Так были улажены эти дела, но не меньшую угрозу составляло упорство пятого и двадцать первого легиона, зимовавших у шестидесятого милиария, в месте, носящем название Старые лагеря. Они первыми подняли возмущение; наиболее свирепые злодеяния были совершены их руками; возмездие, постигшее товарищей по оружию, их нисколько не устрашило и, не проявляя раскаяний, они все еще были возбуждены и не желали смириться. Итак, Цезарь снаряжает легионы, флот союзников, чтобы отправить их вниз по Рейну, решившись начать военные действия, если мятежники откажутся повиноваться».

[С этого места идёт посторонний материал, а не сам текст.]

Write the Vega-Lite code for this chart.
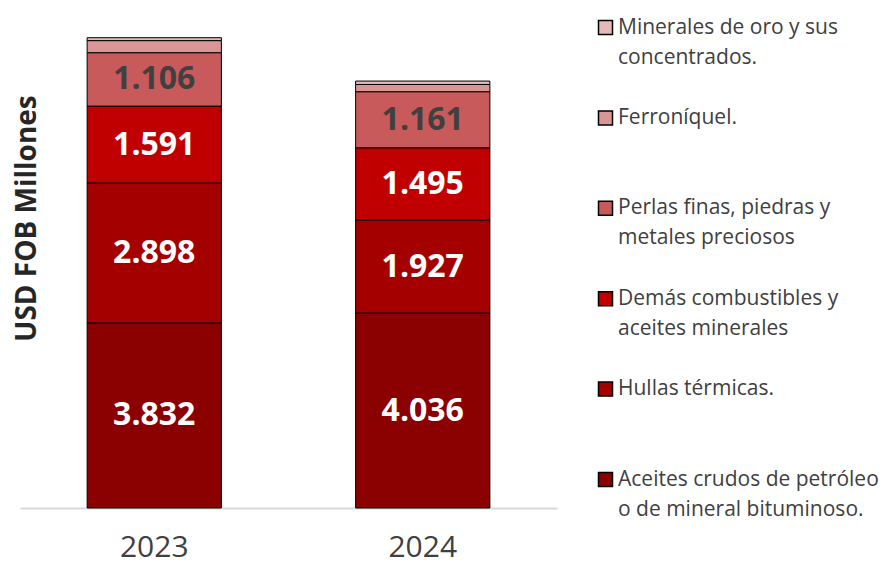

А в Риме тем временем начались волнения, люди были недовольны тем, что Тиберий отсиживается за стенами города. Они считали, что двое молодых людей — Германик в Германии, а Друз — а Паннонии, не смогут остановить мятежи, так как не обладают для этого достаточным авторитетом. Люди считали, что император должен сам отправиться к восставшим, для того, чтобы образумить их своим собственным величием. Но Тиберий так и не покинул столицу. Объяснял это он тем, что не имеет права рисковать собственной жизнью, а тем самым подвергать случайностям великую державу. На самом деле он боялся, что легионы откажутся в повиновении ему. Но в это время Германик уже взял инициативу в свои руки, он отправил Цецине письмо, в котором предупредил его, что если тот не справится с бунтарями до прихода основных сил, войска его будут казнить поголовно. Цецина прочитал эти письмо орлоносцам, значконосцам и наиболее благонадежным воинам и они решились на крутые меры: по условному знаку благонадежные воины ворвались в палатки и перебили бунтовщиков. Это была настоящая резня: воины, которые до этого вместе сражались в одном легионе, убивали друг друга. В сражение это не вмешивались ни легат, ни трибун, ни остальные военачальники. После подавления мятежа воины, запятнанные изменой, рвались в честный бой. И тогда, перейдя линию укреплений, строительство которых начал еще Тиберий, они вторглись за пределы владений империи. Они совершили молниеносную военную экспедицию. Весть о чем доставила Тиберию и радость и хлопоты, он радовался тому, что мятеж был подавлен, но будучи, как мы уже успели заметить человеком подозрительным, не на шутку встревожился возросшей военной славой Германика. Три раза войска Германика вторгались в западные области Германии, которые Рим потерял в 9 г. н. э. Каждый раз они разбивали племенные ополчения, доходили до реки Альбы. Но римляне так и не смогли удержаться на захваченной территории. Каждый раз с наступлением холодов им приходилось отходить за Рейн с большими потерями. После третьего похода, когда войска понесли особенно большой урон, Тиберий решил окончательно прекратить войну на западных границах. Он отозвал Германика в Рим и чуть позднее отправил его на восточные границы империи. Надо сказать, что правлением Тиберия — надменного, двуличного, жестокого, — были недовольны почти все. Сенат не был исключением. По словам Гая Светония Транквилла Тиберий, говоря о внутриполитической ситуации в стране, сказал, что «он держит волка за уши».